Sırbistan Başbakanı Aleksandar Vuçiç'e, savaş dönemine ait olan "Her bir Sırp'a karşılık 100 Müslüman'ın öldürüleceği" şeklindeki sözleri nedeniyle gösterilen tepkiye ilişkin değerlendirmesi sorulan Davutoğlu, "Devlet adamlarının büyük bir sorumluluk içinde hareket etmesi lazım. Bu sözün herhangi bir vicdanda karşılık bulması mümkün değil. Yani ona gösterilecek tepki de normaldir. Vuçiç, Sırbistan Başbakanı olarak burada bulunmakla aslında bir şekilde bu suçun, ortaya çıkan suçun da hem sorumluluğunu üstlenmiş hem de bu suçla ilgili bir özür beyanında da bulunmuş oluyor" şeklinde yanıt verdi.

Ahmet Davutoğlu, bundan üç sene önce Dışişleri Bakanı olduğu dönemde, Sırbistan Parlamentosu'ndan Srebrenitsa konusunda çıkacak özür konusunda, Sırbistan ile Bosna Hersek arasında bir mekik diplomasisi uyguladığını ve Sırbistan Parlamentosu'nun özür beyanına katkıda bulunduğunu hatırlattı.

Başbakan Davutoğlu, "İslam kültürünün en önemli özelliklerinden biri suçu kolektifleştirmemesi, birilerinin işlediği suç dolayısıyla bütün bir toplumu ona mal edip, ona karşı bir tavır sergilememesidir. Bizde kolektif suç yoktur. Herkes kendi hesabını verecektir. Dolayısıyla hiçbir millete karşı, Boşnaklarda bugün gördüğüm bence en vakur tavır, Sırplara ve diğer şeylere karşı herhangi bir önyargılı dışlama içinde olmamaları ve birçok yerde birlikte çalışmaya devam etmeleri" ifadelerini kullandı.

İslam kültürüne, inancına yakışanın da bu olduğunu vurgulayan Başbakan Davutoğlu, "Birilerinin işlemiş olduğu suç, bütün bir millete mal edilemez. Yeni bir dönem inşa edilecekse de bu temeller üzerinde inşa edilmesi lazım" dedi.

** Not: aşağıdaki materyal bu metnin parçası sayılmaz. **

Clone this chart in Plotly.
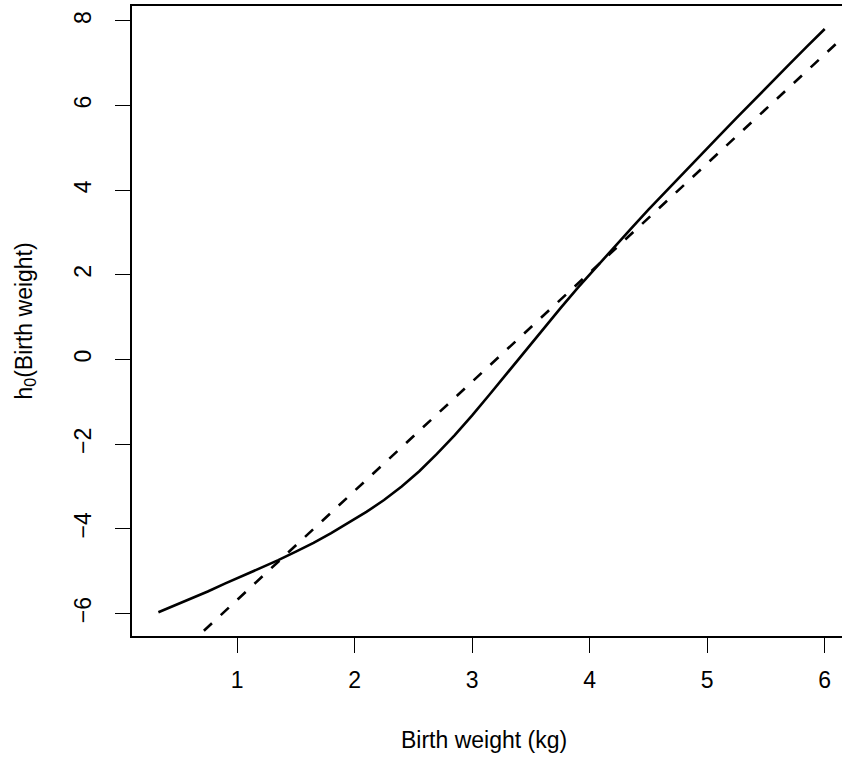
import plotly.graph_objects as go

# Solid curve: estimated h0(birth weight)
weight_kg = [0.33, 0.45, 0.60, 0.75, 0.90, 1.05, 1.20, 1.35, 1.50, 1.65, 1.80, 1.95,
             2.10, 2.25, 2.40, 2.55, 2.70, 2.85, 3.00, 3.15, 3.30, 3.45, 3.60, 3.75,
             3.90, 4.05, 4.20, 4.35, 4.50, 4.65, 4.80, 4.95, 5.10, 5.25, 5.40, 5.55,
             5.70, 5.85, 6.00]
h0_values = [-5.97, -5.83, -5.66, -5.48, -5.29, -5.11, -4.93, -4.74, -4.54, -4.33, -4.10, -3.86,
             -3.60, -3.32, -3.00, -2.64, -2.23, -1.79, -1.32, -0.82, -0.31, 0.20, 0.71, 1.21,
             1.70, 2.17, 2.63, 3.09, 3.54, 3.98, 4.42, 4.85, 5.28, 5.71, 6.14, 6.56,
             6.98, 7.40, 7.81]

# Dashed reference line (intercept, slope)
ref_intercept = -8.257
ref_slope = 2.578
ref_x = [0.0, 6.5]
ref_y = [ref_intercept + ref_slope * v for v in ref_x]

x_tickvals = [1, 2, 3, 4, 5, 6]
x_ticktext = ["1", "2", "3", "4", "5", "6"]
y_tickvals = [-6, -4, -2, 0, 2, 4, 6, 8]
y_ticktext = ["\u22126", "\u22124", "\u22122", "0", "2", "4", "6", "8"]

FONT = "Liberation Sans, Arial, Helvetica, sans-serif"

fig = go.Figure()
fig.add_trace(go.Scatter(x=weight_kg, y=h0_values, mode="lines",
                         line=dict(color="black", width=2.6, shape="linear"),
                         showlegend=False, hoverinfo="skip"))
fig.add_trace(go.Scatter(x=ref_x, y=ref_y, mode="lines",
                         line=dict(color="black", width=2.6, dash="11px,12px"),
                         showlegend=False, hoverinfo="skip"))

W, H = 842, 758
ml, mt, mb, mr = 131.5, 6, 122, 0

fig.update_layout(
    width=W, height=H,
    margin=dict(l=ml, r=mr, t=mt, b=mb, pad=0),
    paper_bgcolor="white", plot_bgcolor="white",
    font=dict(family=FONT, size=23, color="black"),
    xaxis=dict(range=[0.1054, 6.147], tickvals=x_tickvals, ticktext=x_ticktext,
               showgrid=False, zeroline=False, showline=True, linecolor="black",
               linewidth=2, mirror=True, ticks="outside", ticklen=15, tickwidth=1.3,
               tickcolor="black", ticklabelstandoff=7,
               tickfont=dict(family=FONT, size=23, color="black")),
    yaxis=dict(range=[-6.532, 8.354], tickvals=y_tickvals, ticktext=y_ticktext,
               showgrid=False, zeroline=False, showline=True, linecolor="black",
               linewidth=2, mirror=False, ticks="outside", ticklen=15, tickwidth=1.3,
               tickcolor="black", tickangle=-90, ticklabelstandoff=15,
               tickfont=dict(family=FONT, size=23, color="black")),
    annotations=[
        dict(text="Birth weight (kg)", xref="paper", yref="paper",
             x=(484 - ml) / (W - ml - mr), y=-(740 - (H - mb)) / (H - mt - mb),
             xanchor="center", yanchor="middle", showarrow=False,
             font=dict(family=FONT, size=23, color="black")),
        dict(text="h<sub>0</sub>(Birth weight)", xref="paper", yref="paper",
             x=-(ml - 24) / (W - ml - mr), y=0.5, textangle=-90,
             xanchor="center", yanchor="middle", showarrow=False,
             font=dict(family=FONT, size=23, color="black")),
    ],
)

fig.write_html("out.html")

Vuçiç ile daha önceki bir telefon görüşmesinde, Srebrenitsa'ya gelmesinin doğru olacağını ve bu yolla aradaki ilişkilerin yumuşatılmasının sağlanacağını ve geçmiş beyanlarla ilgili olarak da bir tashih imkanı doğacağını ifade ettiğini aktaran Davutoğlu, "Onun Sırbistan'ı temsilen buraya gelmesi, burada bulunması bu anlamda önemlidir" değerlendirmesi yaptı.

-"Yeni bir Balkanların inşası için bu acılar üzerinden gerekli dersler alınmalı"

Acılı Boşnak halkının da bu beyanı dolayısıyla tepki göstermesini de doğal karşılamak gerektiğine işaret eden Ahmet Davutoğlu, "Ümit ederiz herkes bunlardan ders alır ve bir daha kolektif suç gibi burada 8 bin kardeşimizi sanki doğuştan suçluymuş gibi katledenlere karşı ırkı, mezhebi, dini ne olursa olsun herkes omuz omuza durur" diye konuştu.

Başbakan Davutoğlu, şunları söyledi:

"Bu anlamda hepimizin yeni bir Balkanlar inşa etmesi için bu acılar üzerinden gerekli dersleri alması lazım. Saraybosna'da barış olmadan Bosna'da olmaz. Bosna'da olmadan Balkanlar'da olmaz. Balkanlar'da olmadan Avrupa'da olmaz. O bakımdan biz bütün bu bölgelere asırlarca çok kültürlü barış düzenini sağlamış bir ülke, bir neslin çocukları, torunları olarak da vazifemiz hem Boşnakların haklarına, burada katledilenlerin hukukuna sonuna kadar sahip çıkmak, özellikle de bilge lider Aliya İzzetbegoviç'in hukukuna ve onun bıraktığı mirasa sahip çıkmak, ama aynı zamanda da gelecek dönemlerde bu acıların yaşanmaması için bütün Balkan milletlerinin birlikte yaşayabileceği bir ortamı sağlamak."